What to produce:
Print all of the lines exactly. Any picture among them stays out.

Dataset extract:
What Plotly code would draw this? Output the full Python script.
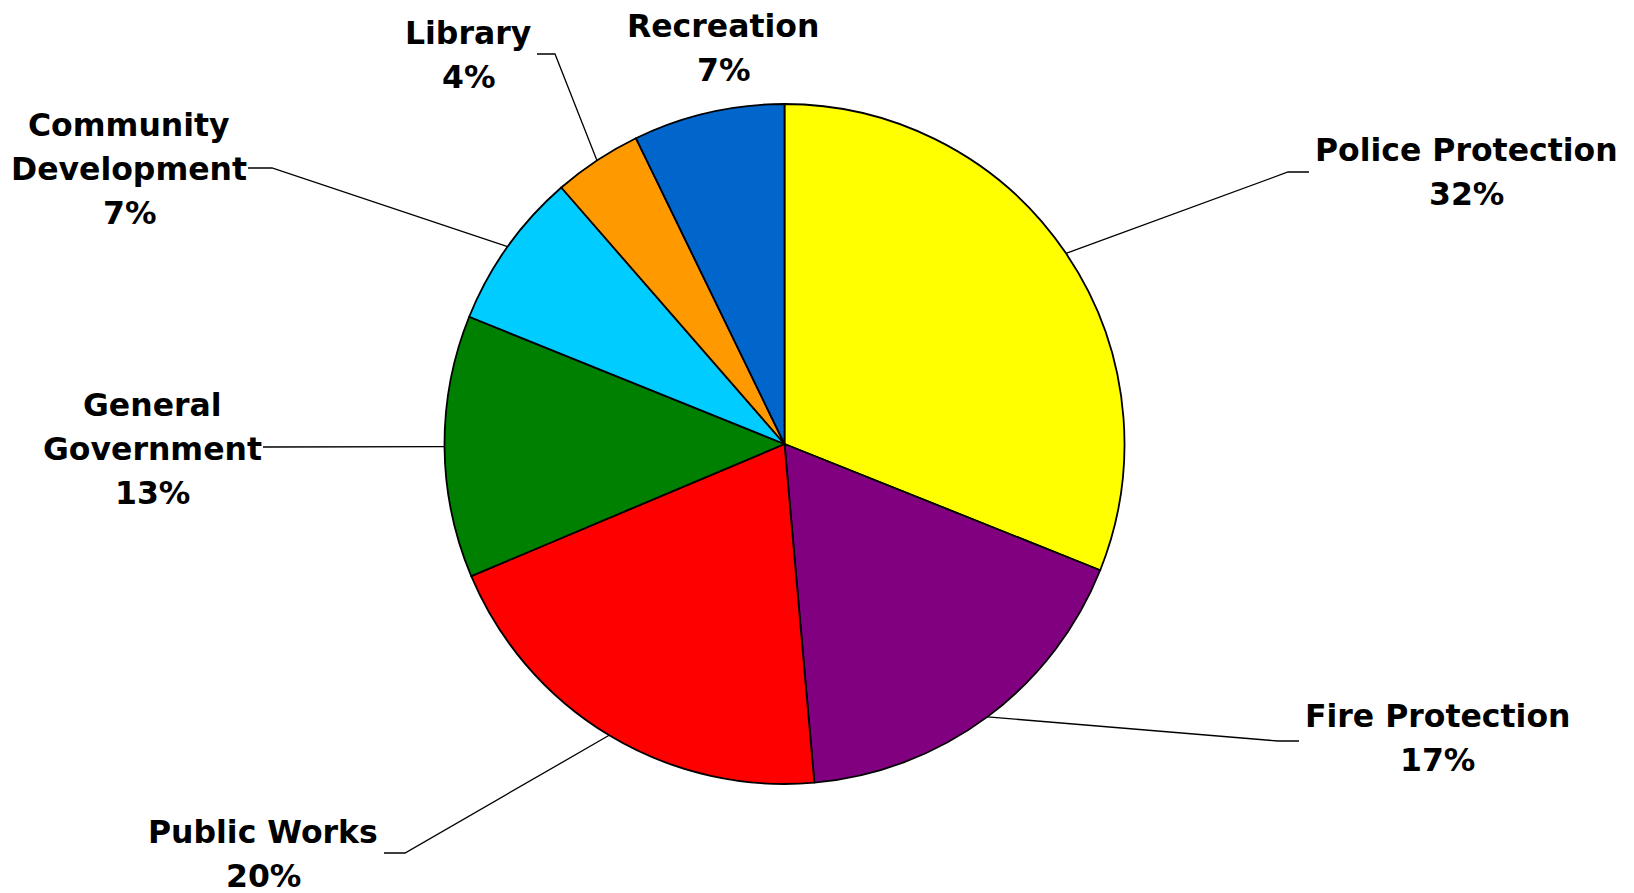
import math
import plotly.graph_objects as go

# ---- data ----
categories = ["Police Protection", "Fire Protection", "Public Works", "General Government",
              "Community Development", "Library", "Recreation"]
shares = [31.06, 17.55, 20.05, 12.46, 7.50, 4.20, 7.20]   # slice sizes
pct_labels = ["32%", "17%", "20%", "13%", "7%", "4%", "7%"]  # percentages printed on the chart
label_lines = [["Police Protection"], ["Fire Protection"], ["Public Works"],
               ["General", "Government"], ["Community", "Development"], ["Library"], ["Recreation"]]
colors = ["#FFFF00", "#800080", "#FF0000", "#008000", "#00CCFF", "#FF9900", "#0066CC"]

# ---- layout constants (pixels) ----
W, H = 1634, 893
CX, CY, R = 784.5, 444.0, 340.0
FONT = dict(family="DejaVu Sans", size=31.5, color="black")
LINE_GAP = 44
# label block: (center x, y of first line center), leader elbow and end (None = no leader)
label_pos = {
    "Police Protection": dict(x=1466, y=150, elbow=(1288, 172), end=(1309, 172)),
    "Fire Protection": dict(x=1437, y=716, elbow=(1278, 741), end=(1299, 741)),
    "Public Works": dict(x=263, y=832, elbow=(405, 853), end=(384, 853)),
    "General Government": dict(x=152, y=405, elbow=(266, 447), end=(263, 447)),
    "Community Development": dict(x=129, y=125, elbow=(272, 168), end=(248, 168)),
    "Library": dict(x=468, y=33, elbow=(555, 54), end=(537, 54)),
    "Recreation": dict(x=723, y=26, elbow=None, end=None),
}


def px(x):
    return x / W


def py(y):
    return 1 - y / H


fig = go.Figure(go.Pie(
    labels=categories, values=shares, sort=False, direction="clockwise", rotation=0,
    marker=dict(colors=colors, line=dict(color="black", width=1.8)),
    textinfo="none", hoverinfo="label+percent", showlegend=False,
    domain=dict(x=[px(CX - R), px(CX + R)], y=[py(CY + R), py(CY - R)]),
))

total = sum(shares)
cum = 0.0
annotations, shapes = [], []
for cat, v, pct, lines in zip(categories, shares, pct_labels, label_lines):
    mid = (cum + v / 2) / total * 2 * math.pi
    cum += v
    pos = label_pos[cat]
    all_lines = lines + [pct]
    for i, t in enumerate(all_lines):
        annotations.append(dict(
            x=px(pos["x"]), y=py(pos["y"] + i * LINE_GAP), xref="paper", yref="paper",
            text="<b>" + t + "</b>", showarrow=False, xanchor="center", yanchor="middle",
            font=FONT,
        ))
    if pos["elbow"] is not None:
        ex = CX + R * math.sin(mid)
        ey = CY - R * math.cos(mid)
        (bx, by), (tx, ty) = pos["elbow"], pos["end"]
        shapes.append(dict(
            type="path", xref="paper", yref="paper",
            path=f"M {px(ex)},{py(ey)} L {px(bx)},{py(by)} L {px(tx)},{py(ty)}",
            line=dict(color="black", width=1.3),
        ))

fig.update_layout(
    width=W, height=H, margin=dict(l=0, r=0, t=0, b=0),
    paper_bgcolor="white", plot_bgcolor="white",
    annotations=annotations, shapes=shapes,
)
fig.write_html("out.html", config={"displayModeBar": False},
               post_script="document.body.style.margin='0';document.body.style.overflow='hidden';")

Output below:
What Plotly code would draw this? Output the full Python script.
import math
import plotly.graph_objects as go

# ---- data ----
categories = ["Police Protection", "Fire Protection", "Public Works", "General Government",
              "Community Development", "Library", "Recreation"]
shares = [31.06, 17.55, 20.05, 12.46, 7.50, 4.20, 7.20]   # slice sizes
pct_labels = ["32%", "17%", "20%", "13%", "7%", "4%", "7%"]  # percentages printed on the chart
label_lines = [["Police Protection"], ["Fire Protection"], ["Public Works"],
               ["General", "Government"], ["Community", "Development"], ["Library"], ["Recreation"]]
colors = ["#FFFF00", "#800080", "#FF0000", "#008000", "#00CCFF", "#FF9900", "#0066CC"]

# ---- layout constants (pixels) ----
W, H = 1634, 893
CX, CY, R = 784.5, 444.0, 340.0
FONT = dict(family="DejaVu Sans", size=31.5, color="black")
LINE_GAP = 44
# label block: (center x, y of first line center), leader elbow and end (None = no leader)
label_pos = {
    "Police Protection": dict(x=1466, y=150, elbow=(1288, 172), end=(1309, 172)),
    "Fire Protection": dict(x=1437, y=716, elbow=(1278, 741), end=(1299, 741)),
    "Public Works": dict(x=263, y=832, elbow=(405, 853), end=(384, 853)),
    "General Government": dict(x=152, y=405, elbow=(266, 447), end=(263, 447)),
    "Community Development": dict(x=129, y=125, elbow=(272, 168), end=(248, 168)),
    "Library": dict(x=468, y=33, elbow=(555, 54), end=(537, 54)),
    "Recreation": dict(x=723, y=26, elbow=None, end=None),
}


def px(x):
    return x / W


def py(y):
    return 1 - y / H


fig = go.Figure(go.Pie(
    labels=categories, values=shares, sort=False, direction="clockwise", rotation=0,
    marker=dict(colors=colors, line=dict(color="black", width=1.8)),
    textinfo="none", hoverinfo="label+percent", showlegend=False,
    domain=dict(x=[px(CX - R), px(CX + R)], y=[py(CY + R), py(CY - R)]),
))

total = sum(shares)
cum = 0.0
annotations, shapes = [], []
for cat, v, pct, lines in zip(categories, shares, pct_labels, label_lines):
    mid = (cum + v / 2) / total * 2 * math.pi
    cum += v
    pos = label_pos[cat]
    all_lines = lines + [pct]
    for i, t in enumerate(all_lines):
        annotations.append(dict(
            x=px(pos["x"]), y=py(pos["y"] + i * LINE_GAP), xref="paper", yref="paper",
            text="<b>" + t + "</b>", showarrow=False, xanchor="center", yanchor="middle",
            font=FONT,
        ))
    if pos["elbow"] is not None:
        ex = CX + R * math.sin(mid)
        ey = CY - R * math.cos(mid)
        (bx, by), (tx, ty) = pos["elbow"], pos["end"]
        shapes.append(dict(
            type="path", xref="paper", yref="paper",
            path=f"M {px(ex)},{py(ey)} L {px(bx)},{py(by)} L {px(tx)},{py(ty)}",
            line=dict(color="black", width=1.3),
        ))

fig.update_layout(
    width=W, height=H, margin=dict(l=0, r=0, t=0, b=0),
    paper_bgcolor="white", plot_bgcolor="white",
    annotations=annotations, shapes=shapes,
)
fig.write_html("out.html", config={"displayModeBar": False},
               post_script="document.body.style.margin='0';document.body.style.overflow='hidden';")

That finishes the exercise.